Within the Minerals & Mining sector, MOIL’s valuation and financial metrics stand out as concerning when compared to peers. For instance, KIOCL is classified as risky due to loss-making status, while GMDC is also very expensive but with higher multiples. Other companies like Sandur Manganese and Ashapura Minechem offer more attractive valuations with PE ratios of 15.2 and 12.45 respectively, and EV/EBITDA multiples below MOIL’s 12.17.

MOIL’s premium valuation, combined with declining profitability and institutional selling, suggests that investors should exercise caution. The company’s long-term growth in operating profit is a positive, but recent quarterly results and technical underperformance indicate that the stock may face continued headwinds in the near term.

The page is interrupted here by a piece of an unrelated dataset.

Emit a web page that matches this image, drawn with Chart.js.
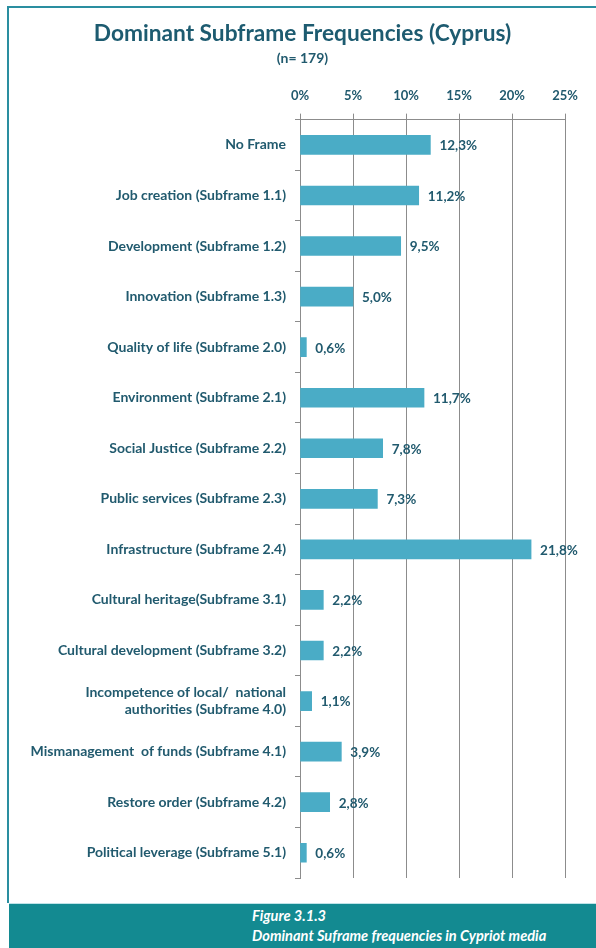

Conclusion: Downgrade Reflects Heightened Risks and Valuation Pressure

The downgrade of MOIL Ltd. to a Strong Sell rating is a reflection of multiple converging factors. The shift from an expensive to a very expensive valuation grade, coupled with weakening financial trends such as falling PAT, low ROCE, and declining inventory turnover, has eroded confidence in the stock. Institutional investors’ reduced participation further underscores the caution warranted.

While MOIL’s operational fundamentals show some long-term promise, the current market environment and company-specific challenges have led to a reassessment of its investment appeal. Investors should weigh these risks carefully against the company’s premium valuation and recent underperformance before considering exposure to MOIL Ltd.